Enki is also seen as the serpent figure in the garden of Eden story which saw mankind joyfully liberated from that detention centre. A story in which the serpent – the Bible uses the Hebrew term ‘Nahash’ which can mean serpent but also ‘one who knows secrets’ – tells Eve that God was lying about the death threat and that it was perfectly safe, in fact very beneficial, to eat the forbidden fruit. In the Sumerian version of the tale, Enki, in collaboration with his son Ningishzida (a name which has aspects of the artifacts of life), also a scientist, provides mankind with the capability of procreation.
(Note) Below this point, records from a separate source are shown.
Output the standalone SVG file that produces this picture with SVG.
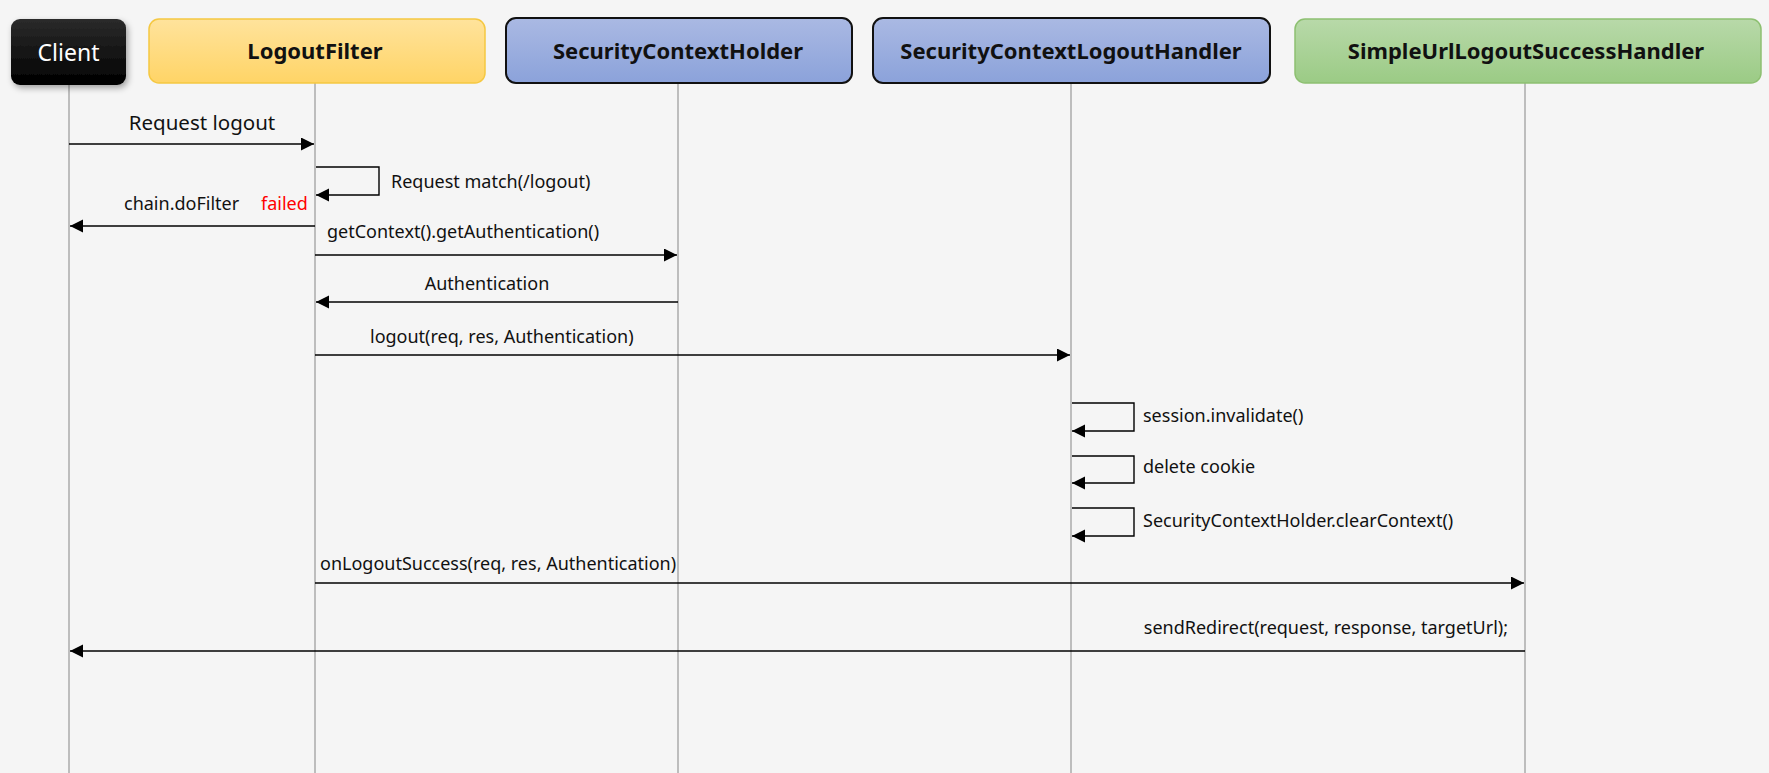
<svg xmlns="http://www.w3.org/2000/svg" width="1769" height="773" viewBox="0 0 1769 773">
<defs>
<linearGradient id="gBlack" x1="0" y1="0" x2="0" y2="1"><stop offset="0" stop-color="#2b2b2b"/><stop offset="1" stop-color="#000"/></linearGradient>
<linearGradient id="gYellow" x1="0" y1="0" x2="0" y2="1"><stop offset="0" stop-color="#FFE39C"/><stop offset="1" stop-color="#FFD466"/></linearGradient>
<linearGradient id="gBlue" x1="0" y1="0" x2="0" y2="1"><stop offset="0" stop-color="#AAB9E3"/><stop offset="1" stop-color="#8BA2DA"/></linearGradient>
<linearGradient id="gGreen" x1="0" y1="0" x2="0" y2="1"><stop offset="0" stop-color="#B8D9A9"/><stop offset="1" stop-color="#9BCB85"/></linearGradient>
<filter id="shadow" x="-20%" y="-20%" width="150%" height="160%"><feDropShadow dx="2" dy="3" stdDeviation="3" flood-color="#000" flood-opacity="0.35"/></filter>
<marker id="arr" markerWidth="14" markerHeight="14" refX="13" refY="6.5" orient="auto" markerUnits="userSpaceOnUse"><path d="M0,0 L13,6.5 L0,13 Z" fill="#000"/></marker>
</defs>
<style>
.life{stroke:#BDBDBD;stroke-width:2;fill:none}
.msg{stroke:#000;stroke-width:1.4;fill:none;marker-end:url(#arr)}
.lbl{font-family:"Noto Sans","Open Sans",sans-serif;font-size:18px;fill:#111}
.title{font-family:"Noto Sans","Open Sans",sans-serif;font-size:22px;font-weight:bold;fill:#111;text-anchor:middle}
</style>
<rect x="0" y="0" width="1769" height="773" fill="#F5F5F5"/>

<g id="lifelines">
<line class="life" x1="69" y1="85" x2="69" y2="773"/>
<line class="life" x1="315" y1="83" x2="315" y2="773"/>
<line class="life" x1="678" y1="83" x2="678" y2="773"/>
<line class="life" x1="1071" y1="83" x2="1071" y2="773"/>
<line class="life" x1="1525" y1="83" x2="1525" y2="773"/>
</g>

<g id="client">
<rect x="11" y="19" width="115" height="66" rx="9" fill="url(#gBlack)" filter="url(#shadow)"/>
<text x="68.5" y="61" text-anchor="middle" font-family="'Noto Sans','Open Sans',sans-serif" font-size="23" fill="#fff">Client</text>
</g>
<g id="logoutFilter">
<rect x="149" y="19" width="336" height="64" rx="10" fill="url(#gYellow)" stroke="#F5C842" stroke-width="1.5"/>
<text class="title" x="315" y="59">LogoutFilter</text>
</g>
<g id="securityContextHolder">
<rect x="506" y="18" width="346" height="65" rx="10" fill="url(#gBlue)" stroke="#111" stroke-width="2"/>
<text class="title" x="678" y="59">SecurityContextHolder</text>
</g>
<g id="securityContextLogoutHandler">
<rect x="873" y="18" width="397" height="65" rx="10" fill="url(#gBlue)" stroke="#111" stroke-width="2"/>
<text class="title" x="1071" y="59">SecurityContextLogoutHandler</text>
</g>
<g id="simpleUrlLogoutSuccessHandler">
<rect x="1295" y="19" width="466" height="64" rx="10" fill="url(#gGreen)" stroke="#8DC071" stroke-width="1.5"/>
<text class="title" x="1526" y="59">SimpleUrlLogoutSuccessHandler</text>
</g>

<g id="connectors">
<line class="msg" x1="69" y1="144" x2="314" y2="144"/>
<path class="msg" d="M316,167 H379 V195 H316"/>
<line class="msg" x1="315" y1="226" x2="70" y2="226"/>
<line class="msg" x1="315" y1="255" x2="677" y2="255"/>
<line class="msg" x1="678" y1="302" x2="316" y2="302"/>
<line class="msg" x1="315" y1="355" x2="1070" y2="355"/>
<path class="msg" d="M1072,403 H1134 V431 H1072"/>
<path class="msg" d="M1072,456 H1134 V483 H1072"/>
<path class="msg" d="M1072,508 H1134 V536 H1072"/>
<line class="msg" x1="315" y1="583" x2="1524" y2="583"/>
<line class="msg" x1="1525" y1="651" x2="70" y2="651"/>
</g>

<g id="labels">
<text class="lbl" x="202" y="130" text-anchor="middle" style="font-size:20.5px">Request logout</text>
<text class="lbl" x="391" y="188">Request match(/logout)</text>
<text class="lbl" x="124" y="210">chain.doFilter</text>
<text class="lbl" x="261" y="210" style="fill:#FF0000">failed</text>
<text class="lbl" x="327" y="238">getContext().getAuthentication()</text>
<text class="lbl" x="487" y="290" text-anchor="middle">Authentication</text>
<text class="lbl" x="370" y="343">logout(req, res, Authentication)</text>
<text class="lbl" x="1143" y="422">session.invalidate()</text>
<text class="lbl" x="1143" y="473">delete cookie</text>
<text class="lbl" x="1143" y="527">SecurityContextHolder.clearContext()</text>
<text class="lbl" x="320" y="570">onLogoutSuccess(req, res, Authentication)</text>
<text class="lbl" x="1508" y="634" text-anchor="end">sendRedirect(request, response, targetUrl);</text>
</g>
</svg>
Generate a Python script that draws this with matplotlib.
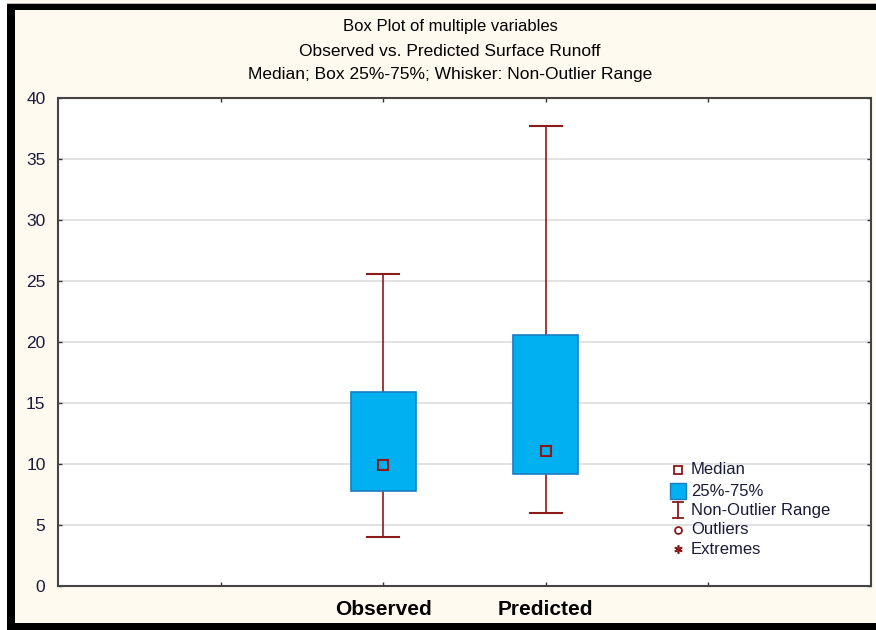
import matplotlib
matplotlib.use("Agg")
import matplotlib.pyplot as plt
from matplotlib.patches import Rectangle
from matplotlib.lines import Line2D

plt.rcParams['font.family'] = ['Liberation Sans', 'DejaVu Sans']

# Summary statistics per variable
categories = ["Observed", "Predicted"]
medians = [9.9, 11.1]
q25 = [7.8, 9.2]
q75 = [15.9, 20.6]
whisk_lo = [4.0, 6.0]
whisk_hi = [25.6, 37.7]

positions = [2, 3]
yticks = [0, 5, 10, 15, 20, 25, 30, 35, 40]

box_fill = "#00B0F0"
box_edge = "#1B7DBD"
whisker_col = "#8B1A1A"
bg = "#FFFAF0"

W, H = 876, 630
fig = plt.figure(figsize=(W / 100, H / 100), dpi=100, facecolor=bg)

ax = fig.add_axes([58 / W, (H - 586) / H, (871 - 58) / W, (586 - 98) / H])
ax.set_facecolor("white")

box_w = 0.4
cap_w = 0.2
for x, med, lo, hi, wl, wh in zip(positions, medians, q25, q75, whisk_lo, whisk_hi):
    # whiskers
    ax.plot([x, x], [hi, wh], color=whisker_col, lw=1.2, zorder=2)
    ax.plot([x, x], [wl, lo], color=whisker_col, lw=1.2, zorder=2)
    ax.plot([x - cap_w / 2, x + cap_w / 2], [wh, wh], color=whisker_col, lw=1.5, zorder=2)
    ax.plot([x - cap_w / 2, x + cap_w / 2], [wl, wl], color=whisker_col, lw=1.5, zorder=2)
    # box
    ax.add_patch(Rectangle((x - box_w / 2, lo), box_w, hi - lo, facecolor=box_fill,
                           edgecolor=box_edge, lw=1.2, zorder=3))
    # median marker
    ax.plot([x], [med], marker="s", ms=7, mfc=box_fill, mec=whisker_col, mew=1.5, zorder=4)

ax.set_xlim(0, 5)
ax.set_ylim(0, 40)
ax.set_yticks(yticks)
ax.set_yticklabels([str(t) for t in yticks], fontsize=12.5, color="#1a1a3a")
ax.set_xticks([1, 2, 3, 4])
ax.set_xticklabels(["", categories[0], categories[1], ""], fontsize=15, fontweight="bold")
ax.tick_params(axis="both", direction="in", length=3, width=1, color="#333333",
               top=True, right=True, pad=9)
ax.tick_params(axis="x", pad=10)
ax.grid(axis="y", color="#DDDDDD", lw=1.2, zorder=0)
ax.set_axisbelow(True)
for s in ax.spines.values():
    s.set_color("#444444")
    s.set_linewidth(1.5)

# titles
fig.text(450 / W, 1 - 27 / H, "Box Plot of multiple variables", ha="center", va="center", fontsize=12)
fig.text(450 / W, 1 - 51 / H, "Observed vs. Predicted Surface Runoff", ha="center", va="center", fontsize=12.5)
fig.text(450 / W, 1 - 75 / H, "Median; Box 25%-75%; Whisker: Non-Outlier Range", ha="center", va="center", fontsize=12.5)

# legend
leg_x_mark = 678 / W
leg_x_text = 691 / W
legend_rows = [
    ("Median", 470, dict(marker="s", ms=6, mfc="white", mec=whisker_col, mew=1.3)),
    ("25%-75%", 491, dict(marker="s", ms=12, mfc=box_fill, mec=box_edge, mew=1)),
    ("Non-Outlier Range", 510, None),
    ("Outliers", 530, dict(marker="o", ms=5, mfc="white", mec=whisker_col, mew=1.3)),
    ("Extremes", 549, dict(marker=(6, 2, 0), ms=6, mec=whisker_col, mew=1.2)),
]
for label, ypix, mk in legend_rows:
    yf = 1 - ypix / H
    if mk is not None:
        fig.add_artist(Line2D([leg_x_mark], [yf], transform=fig.transFigure, ls="none", **mk))
    else:
        dx, dy = 5 / W, 8 / H
        for xs, ys in [([leg_x_mark, leg_x_mark], [yf - dy, yf + dy]),
                       ([leg_x_mark - dx, leg_x_mark + dx], [yf + dy, yf + dy]),
                       ([leg_x_mark - dx, leg_x_mark + dx], [yf - dy, yf - dy])]:
            fig.add_artist(Line2D(xs, ys, transform=fig.transFigure, color=whisker_col, lw=1.3))
    fig.text(leg_x_text, yf, label, ha="left", va="center", fontsize=12, color="#1a1a3a")

# window frame
fig.add_artist(Rectangle((0, 1 - 10 / H), 1, 6 / H, transform=fig.transFigure,
                         facecolor="black", edgecolor="none"))
fig.add_artist(Rectangle((0, 1 - 4 / H), 1, 1.5 / H, transform=fig.transFigure,
                         facecolor="#BBBBBB", edgecolor="none"))
fig.add_artist(Rectangle((7 / W, 0), 8 / W, 1 - 4 / H, transform=fig.transFigure,
                         facecolor="black", edgecolor="none"))
fig.add_artist(Rectangle((7 / W, 0), 1 - 7 / W, 7 / H, transform=fig.transFigure,
                         facecolor="black", edgecolor="none"))
fig.add_artist(Rectangle((0, 0), 7 / W, 1, transform=fig.transFigure,
                         facecolor="white", edgecolor="none"))

fig.savefig("out.png", dpi=100, facecolor=bg)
What one thing could give life more purpose than that?
And so it is, and I hope I have adequately shown that to be the case, that we, having muddled and meandered our way from our ancient past, left to our own devices by those flesh and blood and much cleverer and wiser forebears of ours, whose origins and existence we do not seem to be able to accept, while never generally losing or abandoning the fear of the unknown and/or beings more powerful than we, still cling to the delusions of the need to worship and give obeisance to those unknowns or to the unscrupulous vendors of false authority, vested in themselves, of those who claim to represent them and to whom we are obliged to listen and obey. We haven’t progressed very far have we?
We impugn with the epithet of all that is evil, the one figurehead we should be looking up to as being our loving creator, Enki, the Shaitan of the Yezidi (whether they know it or not), and the one who endowed us with what knowledge we have – not to worship or to bow and scrape to, but to acknowledge the truth and be thankful for what has been given – which possibly could have saved us from our current narrative of self-destruction. While we grant all reverence, worship and service to the other figurehead, whom we call ‘God’, the actual embodiment of hate, destruction, death, and all things abhorrent and evil of Enki’s half-brother Enlil (El). Giving, mostly sullenly and without much thought and feeling, our time and money, in service to an idea that is neither true nor wholesome nor beneficial in any way to our continued existence, but which has told us through its self-appointed clerics to go out and destroy or subjugate everything that is not in agreement with the things we have been taught.
And we fell for that? How stupid are we? Is that what is to mark our destiny? Do you, deep down, find any of this surprising?
That, in essence is, I think, and because I can’t go on writing for ever, all I wanted to say here.
Make of it what you will. But I can tell you with some degree of assurance that it is far less of a fairy tale than those which feature more prominently and are more firmly embedded in the lore of mankind handed down to us today from the past. Far less.